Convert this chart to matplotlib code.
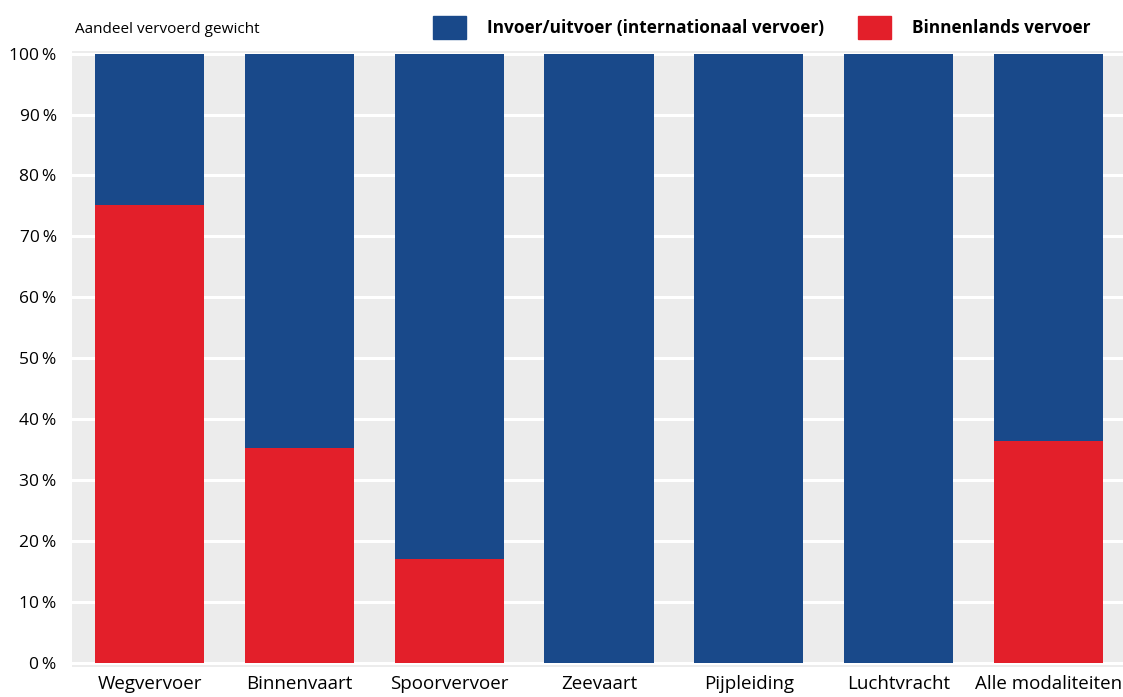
import numpy as np
import matplotlib.pyplot as plt
from matplotlib.patches import Patch
from matplotlib import font_manager

# data
modes = ['Wegvervoer', 'Binnenvaart', 'Spoorvervoer', 'Zeevaart', 'Pijpleiding', 'Luchtvracht', 'Alle modaliteiten']
binnenlands = np.array([75.1, 35.3, 17.1, 0.0, 0.0, 0.0, 36.4])
internationaal = 100 - binnenlands

blue = '#19498A'
red = '#E31F2A'

names = {f.name for f in font_manager.fontManager.ttflist}
narrow = 'Liberation Sans Narrow' if 'Liberation Sans Narrow' in names else 'Open Sans'

plt.rcParams['font.family'] = ['Open Sans', 'DejaVu Sans']

fig = plt.figure(figsize=(11.23, 6.97), dpi=100)
ax = fig.add_axes([0.0641, 0.043, 0.936, 0.8837])
ax.set_facecolor('#ECECEC')

x = np.arange(len(modes))
w = 0.73
ax.bar(x, binnenlands, w, color=red, zorder=3)
ax.bar(x, internationaal, w, bottom=binnenlands, color=blue, zorder=3)

ax.set_xlim(-0.52, 6.5)
ax.set_ylim(-0.6, 100.4)
yt = np.arange(0, 101, 10)
ax.set_yticks(yt)
ax.set_yticklabels([f'{v}\u2009%' for v in yt], fontsize=12.5)
ax.set_xticks(x)
ax.set_xticklabels(modes, fontsize=13.5)
ax.tick_params(length=0)
ax.tick_params(axis='x', pad=6)
ax.tick_params(axis='y', pad=11)
ax.grid(axis='y', color='white', linewidth=2.2, zorder=1)
ax.set_axisbelow(True)
for s in ax.spines.values():
    s.set_visible(False)

fig.text(0.067, 0.958, 'Aandeel vervoerd gewicht', fontsize=11, va='center')

handles = [Patch(color=blue), Patch(color=red)]
fig.legend(handles, ['Invoer/uitvoer (internationaal vervoer)', 'Binnenlands vervoer'],
           loc='center left', bbox_to_anchor=(0.3856, 0.961), ncol=2, frameon=False,
           prop={'family': narrow, 'weight': 'bold', 'size': 12.4},
           handlelength=1.92, handleheight=1.7, handletextpad=1.2, columnspacing=2.0,
           borderpad=0, borderaxespad=0)

fig.savefig('out.png', dpi=100)
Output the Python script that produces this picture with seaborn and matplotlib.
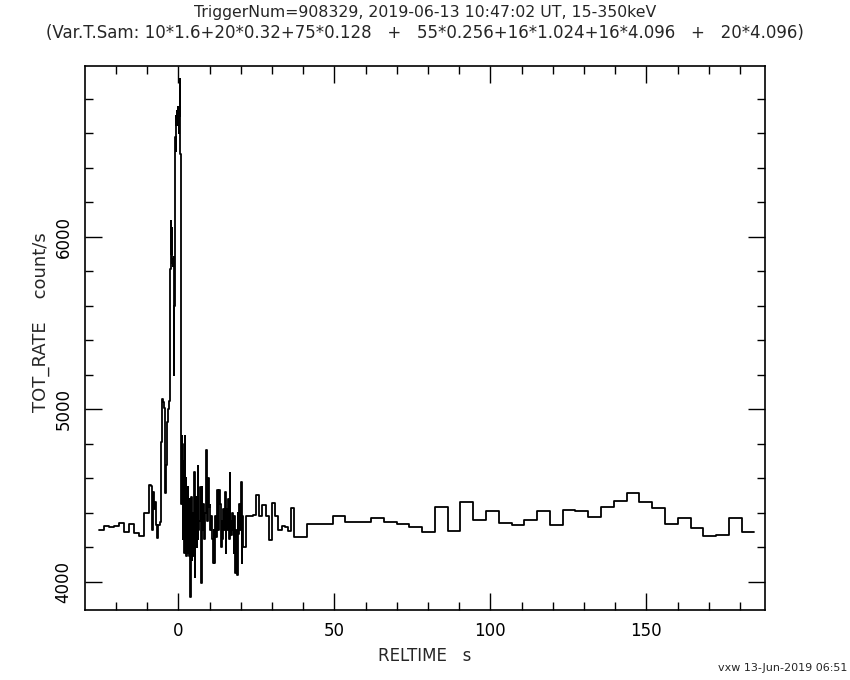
#!/usr/bin/env python
import matplotlib
matplotlib.use('Agg')
import matplotlib.pyplot as plt
import numpy as np
import pandas as pd
import seaborn as sns
from matplotlib.ticker import MultipleLocator

# variable time sampling, read from the title: (bin count, bin width in s)
sampling = [(10, 1.6), (20, 0.32), (75, 0.128), (55, 0.256),
            (16, 1.024), (16, 4.096), (20, 4.096)]
t_start = -25.3

# rate per bin (count/s)
rate_1p6 = [4300, 4324, 4318, 4326, 4341, 4289, 4334, 4283, 4267, 4400]
rate_0p32 = [4562, 4560, 4555, 4300, 4520, 4420, 4460, 4330, 4255, 4330,
             4330, 4345, 4808, 5060, 5045, 5010, 4517, 4680, 4924, 5000]
rate_0p128 = [5050, 5390, 5100, 5814, 6090, 5900, 6050, 5850, 5870, 5830,
              5850, 5880, 5200, 5600, 6100, 6580, 6500, 6700, 6650, 6730,
              6700, 6750, 6650, 6720, 6600, 6700, 6913, 6650, 6480,
              4850, 4450, 4843, 4500, 4800, 4250, 4600, 4420, 4700, 4169,
              4843, 4300, 4600, 4200, 4150, 4550, 4250,
              4552, 4169, 4400, 4200, 4150, 4480, 4170, 3913, 4250,
              4494, 4128, 4350, 4200, 4400, 4150, 4300, 4220,
              4634, 4030, 4450, 4300, 4494, 4350, 4200, 4480, 4250, 4669,
              4300, 4350]
rate_0p256 = [4350, 4547, 3994, 4547, 4300, 4450, 4250, 4400, 4494, 4767,
              4350, 4600, 4435, 4448, 4300, 4380, 4250, 4110, 4300, 4110,
              4380, 4260, 4535, 4400, 4300, 4535, 4450, 4203, 4350, 4250,
              4420, 4300, 4523, 4169, 4420, 4302, 4480, 4250, 4628, 4350,
              4270, 4400, 4300, 4169, 4380, 4052, 4300, 4040, 4400, 4280,
              4450, 4300, 4581, 4110, 4380]
rate_1p024 = [4200, 4380, 4380, 4390, 4506, 4380, 4448, 4380, 4244, 4459,
              4380, 4302, 4321, 4320, 4292, 4430]
rate_4p096 = [4262, 4335, 4335, 4380, 4349, 4349, 4370, 4349, 4335, 4318,
              4289, 4434, 4295, 4463, 4358, 4411, 4343, 4329, 4358, 4411,
              4329, 4417, 4411, 4376, 4434, 4469, 4512, 4463, 4428, 4335,
              4370, 4312, 4266, 4271, 4370, 4291]

rates = rate_1p6 + rate_0p32 + rate_0p128 + rate_0p256 + rate_1p024 + rate_4p096
widths = np.concatenate([np.full(n, w) for n, w in sampling])
edges = t_start + np.concatenate([[0], np.cumsum(widths)])

df = pd.DataFrame({'reltime': edges, 'rate': rates + [rates[-1]]})

sns.set_style('ticks')
plt.rcParams['font.family'] = ['DejaVu Sans']

fig = plt.figure(figsize=(8.5, 6.8), dpi=100)
ax = fig.add_axes([0.1, 0.103, 0.8, 0.8])

sns.lineplot(data=df, x='reltime', y='rate', drawstyle='steps-post',
             estimator=None, sort=False, color='black', linewidth=1.3, ax=ax)

ax.set_xlim(-29.9, 188.0)
ax.set_ylim(3837, 6990)
ax.xaxis.set_major_locator(MultipleLocator(50))
ax.xaxis.set_minor_locator(MultipleLocator(10))
ax.yaxis.set_major_locator(MultipleLocator(1000))
ax.yaxis.set_minor_locator(MultipleLocator(200))
ax.tick_params(which='both', direction='in', top=True, right=True,
               colors='black', labelsize=12, width=1)
ax.tick_params(which='major', length=12, pad=9)
ax.tick_params(which='minor', length=6)
for lab in ax.get_yticklabels():
    lab.set_rotation(90)
    lab.set_va('center')
for s in ax.spines.values():
    s.set_linewidth(1.2)
    s.set_color('black')

ax.set_xlabel('RELTIME   s', fontsize=12, labelpad=5)
ax.set_ylabel('TOT_RATE    count/s', fontsize=13)
ax.yaxis.set_label_coords(-0.052, 0.53)

fig.text(0.5, 0.982, 'TriggerNum=908329, 2019-06-13 10:47:02 UT, 15-350keV',
         ha='center', va='center', fontsize=11.3)
fig.text(0.5, 0.951,
         '(Var.T.Sam: 10*1.6+20*0.32+75*0.128   +   55*0.256+16*1.024+16*4.096   +   20*4.096)',
         ha='center', va='center', fontsize=12)
fig.text(0.997, 0.017, 'vxw 13-Jun-2019 06:51', ha='right', va='center',
         fontsize=8)

fig.savefig('out.png', dpi=100, facecolor='white')
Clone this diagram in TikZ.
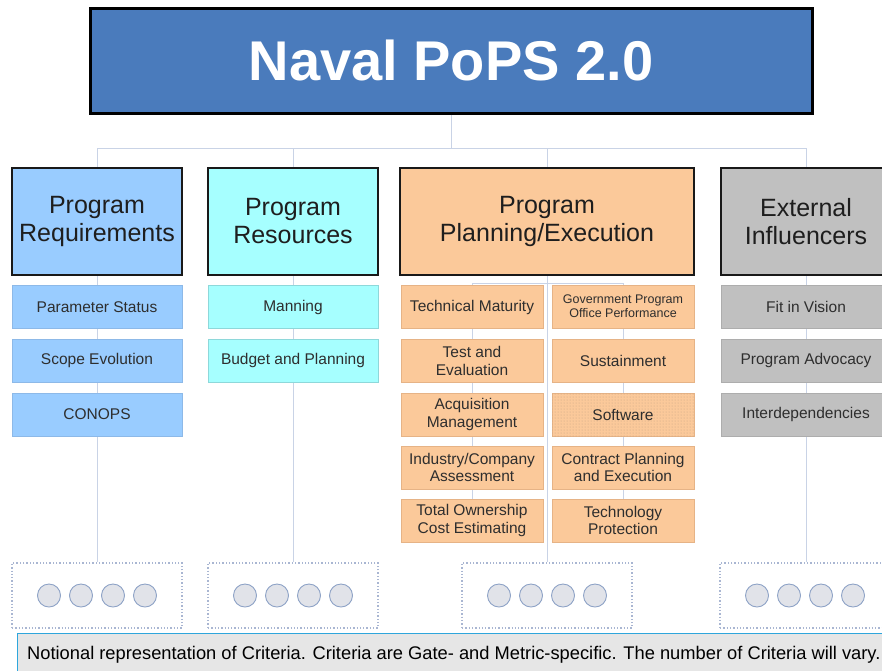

◆ WRITTEN INSTRUCTION
Omit the pictures and give the material again, exactly and in full.

◆ WRITTEN RESPONSE
Convert this chart to matplotlib code.
import numpy as np
import matplotlib.pyplot as plt
from matplotlib.patches import Patch
from matplotlib import font_manager

# data
modes = ['Wegvervoer', 'Binnenvaart', 'Spoorvervoer', 'Zeevaart', 'Pijpleiding', 'Luchtvracht', 'Alle modaliteiten']
binnenlands = np.array([75.1, 35.3, 17.1, 0.0, 0.0, 0.0, 36.4])
internationaal = 100 - binnenlands

blue = '#19498A'
red = '#E31F2A'

names = {f.name for f in font_manager.fontManager.ttflist}
narrow = 'Liberation Sans Narrow' if 'Liberation Sans Narrow' in names else 'Open Sans'

plt.rcParams['font.family'] = ['Open Sans', 'DejaVu Sans']

fig = plt.figure(figsize=(11.23, 6.97), dpi=100)
ax = fig.add_axes([0.0641, 0.043, 0.936, 0.8837])
ax.set_facecolor('#ECECEC')

x = np.arange(len(modes))
w = 0.73
ax.bar(x, binnenlands, w, color=red, zorder=3)
ax.bar(x, internationaal, w, bottom=binnenlands, color=blue, zorder=3)

ax.set_xlim(-0.52, 6.5)
ax.set_ylim(-0.6, 100.4)
yt = np.arange(0, 101, 10)
ax.set_yticks(yt)
ax.set_yticklabels([f'{v}\u2009%' for v in yt], fontsize=12.5)
ax.set_xticks(x)
ax.set_xticklabels(modes, fontsize=13.5)
ax.tick_params(length=0)
ax.tick_params(axis='x', pad=6)
ax.tick_params(axis='y', pad=11)
ax.grid(axis='y', color='white', linewidth=2.2, zorder=1)
ax.set_axisbelow(True)
for s in ax.spines.values():
    s.set_visible(False)

fig.text(0.067, 0.958, 'Aandeel vervoerd gewicht', fontsize=11, va='center')

handles = [Patch(color=blue), Patch(color=red)]
fig.legend(handles, ['Invoer/uitvoer (internationaal vervoer)', 'Binnenlands vervoer'],
           loc='center left', bbox_to_anchor=(0.3856, 0.961), ncol=2, frameon=False,
           prop={'family': narrow, 'weight': 'bold', 'size': 12.4},
           handlelength=1.92, handleheight=1.7, handletextpad=1.2, columnspacing=2.0,
           borderpad=0, borderaxespad=0)

fig.savefig('out.png', dpi=100)
Output the Python script that produces this picture with seaborn and matplotlib.
#!/usr/bin/env python
import matplotlib
matplotlib.use('Agg')
import matplotlib.pyplot as plt
import numpy as np
import pandas as pd
import seaborn as sns
from matplotlib.ticker import MultipleLocator

# variable time sampling, read from the title: (bin count, bin width in s)
sampling = [(10, 1.6), (20, 0.32), (75, 0.128), (55, 0.256),
            (16, 1.024), (16, 4.096), (20, 4.096)]
t_start = -25.3

# rate per bin (count/s)
rate_1p6 = [4300, 4324, 4318, 4326, 4341, 4289, 4334, 4283, 4267, 4400]
rate_0p32 = [4562, 4560, 4555, 4300, 4520, 4420, 4460, 4330, 4255, 4330,
             4330, 4345, 4808, 5060, 5045, 5010, 4517, 4680, 4924, 5000]
rate_0p128 = [5050, 5390, 5100, 5814, 6090, 5900, 6050, 5850, 5870, 5830,
              5850, 5880, 5200, 5600, 6100, 6580, 6500, 6700, 6650, 6730,
              6700, 6750, 6650, 6720, 6600, 6700, 6913, 6650, 6480,
              4850, 4450, 4843, 4500, 4800, 4250, 4600, 4420, 4700, 4169,
              4843, 4300, 4600, 4200, 4150, 4550, 4250,
              4552, 4169, 4400, 4200, 4150, 4480, 4170, 3913, 4250,
              4494, 4128, 4350, 4200, 4400, 4150, 4300, 4220,
              4634, 4030, 4450, 4300, 4494, 4350, 4200, 4480, 4250, 4669,
              4300, 4350]
rate_0p256 = [4350, 4547, 3994, 4547, 4300, 4450, 4250, 4400, 4494, 4767,
              4350, 4600, 4435, 4448, 4300, 4380, 4250, 4110, 4300, 4110,
              4380, 4260, 4535, 4400, 4300, 4535, 4450, 4203, 4350, 4250,
              4420, 4300, 4523, 4169, 4420, 4302, 4480, 4250, 4628, 4350,
              4270, 4400, 4300, 4169, 4380, 4052, 4300, 4040, 4400, 4280,
              4450, 4300, 4581, 4110, 4380]
rate_1p024 = [4200, 4380, 4380, 4390, 4506, 4380, 4448, 4380, 4244, 4459,
              4380, 4302, 4321, 4320, 4292, 4430]
rate_4p096 = [4262, 4335, 4335, 4380, 4349, 4349, 4370, 4349, 4335, 4318,
              4289, 4434, 4295, 4463, 4358, 4411, 4343, 4329, 4358, 4411,
              4329, 4417, 4411, 4376, 4434, 4469, 4512, 4463, 4428, 4335,
              4370, 4312, 4266, 4271, 4370, 4291]

rates = rate_1p6 + rate_0p32 + rate_0p128 + rate_0p256 + rate_1p024 + rate_4p096
widths = np.concatenate([np.full(n, w) for n, w in sampling])
edges = t_start + np.concatenate([[0], np.cumsum(widths)])

df = pd.DataFrame({'reltime': edges, 'rate': rates + [rates[-1]]})

sns.set_style('ticks')
plt.rcParams['font.family'] = ['DejaVu Sans']

fig = plt.figure(figsize=(8.5, 6.8), dpi=100)
ax = fig.add_axes([0.1, 0.103, 0.8, 0.8])

sns.lineplot(data=df, x='reltime', y='rate', drawstyle='steps-post',
             estimator=None, sort=False, color='black', linewidth=1.3, ax=ax)

ax.set_xlim(-29.9, 188.0)
ax.set_ylim(3837, 6990)
ax.xaxis.set_major_locator(MultipleLocator(50))
ax.xaxis.set_minor_locator(MultipleLocator(10))
ax.yaxis.set_major_locator(MultipleLocator(1000))
ax.yaxis.set_minor_locator(MultipleLocator(200))
ax.tick_params(which='both', direction='in', top=True, right=True,
               colors='black', labelsize=12, width=1)
ax.tick_params(which='major', length=12, pad=9)
ax.tick_params(which='minor', length=6)
for lab in ax.get_yticklabels():
    lab.set_rotation(90)
    lab.set_va('center')
for s in ax.spines.values():
    s.set_linewidth(1.2)
    s.set_color('black')

ax.set_xlabel('RELTIME   s', fontsize=12, labelpad=5)
ax.set_ylabel('TOT_RATE    count/s', fontsize=13)
ax.yaxis.set_label_coords(-0.052, 0.53)

fig.text(0.5, 0.982, 'TriggerNum=908329, 2019-06-13 10:47:02 UT, 15-350keV',
         ha='center', va='center', fontsize=11.3)
fig.text(0.5, 0.951,
         '(Var.T.Sam: 10*1.6+20*0.32+75*0.128   +   55*0.256+16*1.024+16*4.096   +   20*4.096)',
         ha='center', va='center', fontsize=12)
fig.text(0.997, 0.017, 'vxw 13-Jun-2019 06:51', ha='right', va='center',
         fontsize=8)

fig.savefig('out.png', dpi=100, facecolor='white')
Clone this diagram in TikZ.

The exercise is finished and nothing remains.